**Exercise details:** Starting at the first line of the data, print each line verbatim up to and including the line bearing "ph = H - T - B", omitting pictures.

## START Given information

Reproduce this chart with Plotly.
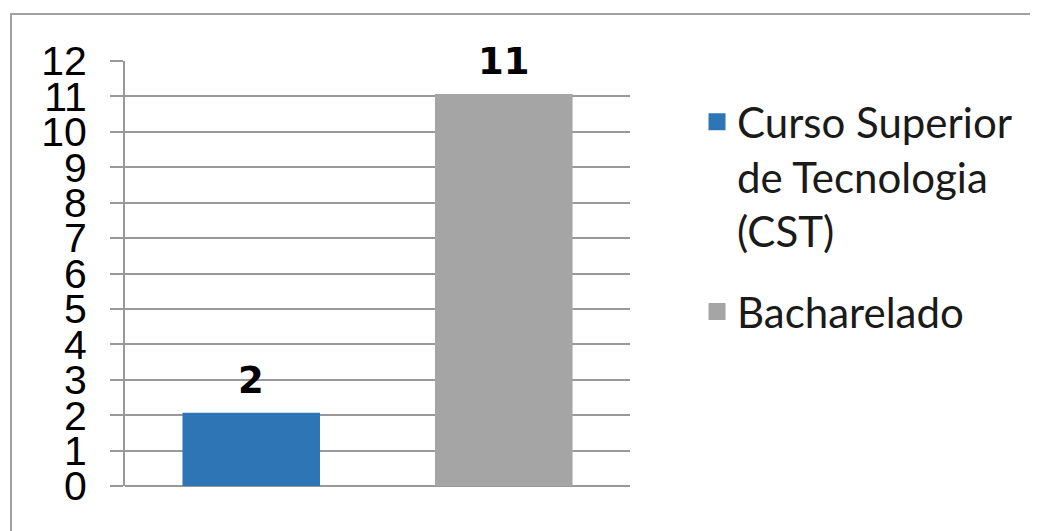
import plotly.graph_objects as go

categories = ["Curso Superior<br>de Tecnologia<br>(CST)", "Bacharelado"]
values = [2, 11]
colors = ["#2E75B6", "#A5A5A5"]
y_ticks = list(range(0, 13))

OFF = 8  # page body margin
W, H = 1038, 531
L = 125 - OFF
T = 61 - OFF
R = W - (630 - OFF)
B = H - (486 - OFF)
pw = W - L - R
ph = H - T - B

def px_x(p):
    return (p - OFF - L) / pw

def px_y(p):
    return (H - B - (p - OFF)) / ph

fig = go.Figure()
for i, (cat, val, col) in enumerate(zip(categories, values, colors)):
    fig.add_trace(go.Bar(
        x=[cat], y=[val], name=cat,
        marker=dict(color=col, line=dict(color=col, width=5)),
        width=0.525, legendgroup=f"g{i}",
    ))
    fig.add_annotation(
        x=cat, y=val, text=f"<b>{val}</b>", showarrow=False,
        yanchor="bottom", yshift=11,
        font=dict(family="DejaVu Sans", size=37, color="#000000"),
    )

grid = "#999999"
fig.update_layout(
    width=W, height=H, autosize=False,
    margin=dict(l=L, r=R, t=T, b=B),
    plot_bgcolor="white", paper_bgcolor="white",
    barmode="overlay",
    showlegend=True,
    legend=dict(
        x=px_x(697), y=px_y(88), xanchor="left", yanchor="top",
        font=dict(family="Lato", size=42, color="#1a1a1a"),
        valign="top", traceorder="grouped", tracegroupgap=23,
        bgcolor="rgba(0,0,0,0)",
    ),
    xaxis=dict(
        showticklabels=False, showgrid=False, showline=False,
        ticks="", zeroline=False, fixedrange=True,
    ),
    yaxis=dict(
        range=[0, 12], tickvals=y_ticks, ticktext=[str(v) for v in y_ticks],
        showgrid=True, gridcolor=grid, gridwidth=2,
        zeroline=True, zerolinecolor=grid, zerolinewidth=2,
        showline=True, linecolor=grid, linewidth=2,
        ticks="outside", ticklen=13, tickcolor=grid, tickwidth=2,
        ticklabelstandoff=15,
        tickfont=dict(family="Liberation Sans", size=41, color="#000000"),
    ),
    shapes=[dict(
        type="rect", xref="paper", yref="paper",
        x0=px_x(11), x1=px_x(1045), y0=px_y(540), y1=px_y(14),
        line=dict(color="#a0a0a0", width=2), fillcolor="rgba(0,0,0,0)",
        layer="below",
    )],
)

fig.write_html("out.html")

## END Given information

**Output for this exercise:**
Reproduce this chart with Plotly.
import plotly.graph_objects as go

categories = ["Curso Superior<br>de Tecnologia<br>(CST)", "Bacharelado"]
values = [2, 11]
colors = ["#2E75B6", "#A5A5A5"]
y_ticks = list(range(0, 13))

OFF = 8  # page body margin
W, H = 1038, 531
L = 125 - OFF
T = 61 - OFF
R = W - (630 - OFF)
B = H - (486 - OFF)
pw = W - L - R
ph = H - T - B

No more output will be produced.